Cooper’s family eats dinner in their rural home evocative of 1930’s Dust Bowl America while he checks his futuristic laptop.

As the film progresses, Coop stumbles upon the remains of NASA, which has since learned that the blight is unstoppable. Humanities only hope is to leave Earth. Coop, having served as a pilot before his retirement as a farmer, is chosen to pilot the Endurance, an interstellar ship designed to travel through a fortuitously placed wormhole to another galaxy. Leaving behind his family, Coop pilots the Endurance with a suite of other astronauts, exploring a planetary system with a black hole at its center. Due to the merciless effects of Einstein’s General Relativity, Coop’s children surpass him in age.
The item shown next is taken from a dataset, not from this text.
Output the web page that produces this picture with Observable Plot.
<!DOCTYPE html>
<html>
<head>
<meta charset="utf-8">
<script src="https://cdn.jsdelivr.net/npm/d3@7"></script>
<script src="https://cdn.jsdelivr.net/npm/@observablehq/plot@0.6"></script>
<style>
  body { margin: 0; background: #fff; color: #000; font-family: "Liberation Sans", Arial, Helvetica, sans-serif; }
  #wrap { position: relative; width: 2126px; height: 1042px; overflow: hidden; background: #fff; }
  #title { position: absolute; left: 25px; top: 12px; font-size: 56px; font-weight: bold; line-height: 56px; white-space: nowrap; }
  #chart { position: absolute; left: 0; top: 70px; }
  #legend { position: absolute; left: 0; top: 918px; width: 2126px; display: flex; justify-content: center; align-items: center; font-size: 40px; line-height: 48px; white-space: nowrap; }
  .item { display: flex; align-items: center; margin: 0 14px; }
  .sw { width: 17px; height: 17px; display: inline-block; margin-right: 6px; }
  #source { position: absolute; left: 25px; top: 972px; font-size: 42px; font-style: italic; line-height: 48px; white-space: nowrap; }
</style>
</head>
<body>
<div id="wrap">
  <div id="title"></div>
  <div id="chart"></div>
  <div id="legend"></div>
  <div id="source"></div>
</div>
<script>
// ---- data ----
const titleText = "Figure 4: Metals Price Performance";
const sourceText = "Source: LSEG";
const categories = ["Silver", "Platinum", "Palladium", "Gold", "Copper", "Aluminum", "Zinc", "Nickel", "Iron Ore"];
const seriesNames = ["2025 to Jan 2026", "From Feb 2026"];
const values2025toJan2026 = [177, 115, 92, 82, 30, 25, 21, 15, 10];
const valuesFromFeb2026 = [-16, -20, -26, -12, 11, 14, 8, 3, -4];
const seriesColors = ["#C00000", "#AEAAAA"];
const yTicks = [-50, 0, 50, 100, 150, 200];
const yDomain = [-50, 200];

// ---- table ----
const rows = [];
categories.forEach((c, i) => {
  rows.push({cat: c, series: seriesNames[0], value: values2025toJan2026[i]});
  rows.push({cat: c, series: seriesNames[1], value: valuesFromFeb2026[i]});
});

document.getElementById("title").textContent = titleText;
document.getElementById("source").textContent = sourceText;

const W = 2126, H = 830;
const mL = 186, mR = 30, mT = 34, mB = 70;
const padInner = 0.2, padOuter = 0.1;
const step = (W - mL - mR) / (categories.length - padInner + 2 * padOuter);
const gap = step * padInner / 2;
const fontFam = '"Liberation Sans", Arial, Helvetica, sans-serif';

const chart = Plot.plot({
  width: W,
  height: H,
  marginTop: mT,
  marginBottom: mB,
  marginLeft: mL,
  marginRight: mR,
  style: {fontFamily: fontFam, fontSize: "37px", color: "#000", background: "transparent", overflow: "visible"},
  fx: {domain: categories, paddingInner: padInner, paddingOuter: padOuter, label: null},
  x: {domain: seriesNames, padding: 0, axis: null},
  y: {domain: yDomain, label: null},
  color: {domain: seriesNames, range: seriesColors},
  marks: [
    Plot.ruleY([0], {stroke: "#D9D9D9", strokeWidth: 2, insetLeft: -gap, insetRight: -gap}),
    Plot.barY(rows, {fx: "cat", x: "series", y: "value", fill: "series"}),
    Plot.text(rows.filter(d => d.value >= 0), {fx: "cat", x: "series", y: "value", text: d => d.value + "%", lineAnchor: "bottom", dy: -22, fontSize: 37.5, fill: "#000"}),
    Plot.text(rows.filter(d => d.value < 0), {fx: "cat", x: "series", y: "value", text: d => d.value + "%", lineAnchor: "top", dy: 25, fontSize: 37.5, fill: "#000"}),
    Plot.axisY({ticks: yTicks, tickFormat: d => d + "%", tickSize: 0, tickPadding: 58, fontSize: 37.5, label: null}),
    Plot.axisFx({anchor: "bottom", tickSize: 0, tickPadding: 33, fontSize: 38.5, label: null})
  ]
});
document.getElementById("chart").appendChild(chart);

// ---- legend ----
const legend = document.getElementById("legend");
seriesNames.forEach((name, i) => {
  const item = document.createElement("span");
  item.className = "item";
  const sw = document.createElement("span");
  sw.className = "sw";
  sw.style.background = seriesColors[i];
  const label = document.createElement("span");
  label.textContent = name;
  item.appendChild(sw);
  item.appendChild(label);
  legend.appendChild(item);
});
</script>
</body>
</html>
Eventually falling into the black hole, Coop is able to relay the gravitational data to his now-adult daughter, who decodes the force of gravity, allowing a generational ship to leave the Earth. Rescued from deep space, Coop is brought aboard Cooper Station, the generational ship named for him, to greet his daughter dying from old age. Displaced in time, Cooper travels to his old home, which has been preserved as a museum on the ship. The narrators from the beginning of the film speak again, revealing themselves as interviewees from a documentary on the last days of humanity’s life on Earth. In the final scene, we see Brand, Coop’s fellow astronaut, breathing without her helmet alone on the world Cooper Station has set out for. Yet, despite the Endurance’s supposed victory, this new world is quietly barren and un-Earthlike.


The closing scenes of Interstellar together construct a double-edged sword. Humanity has solved the force of gravity completely, allowing it to escape the dying Earth for the stars. Yet, as evidenced by the museum made of Coop’s home, it has left behind agriculture. The cultivation of the Earth, the failing of which initially spelled doom for humanity, was left behind yet again in the technological race to leave the Earth. While humanity has found a potential new home, it is unclear how they will be able to cultivate it. In leaving agriculture on Earth, humanity has not taken the next step in its evolution, as the film would initially suggest, but has rather regressed to be nomadic hunter-gatherers, hopping to a new world as the previous one is left behind, depleted.


Interstellar: Coop returns to his rural home, which has been converted into a museum about the futuristic Cooper Station.
Coop returns to his rural home, which has been converted into a museum about the futuristic Cooper Station.

 

Interstellar. Dir. Christopher Nolan, Perf. Matthew McConaughey and Anne Hathaway. Paramount Pictures, 2014.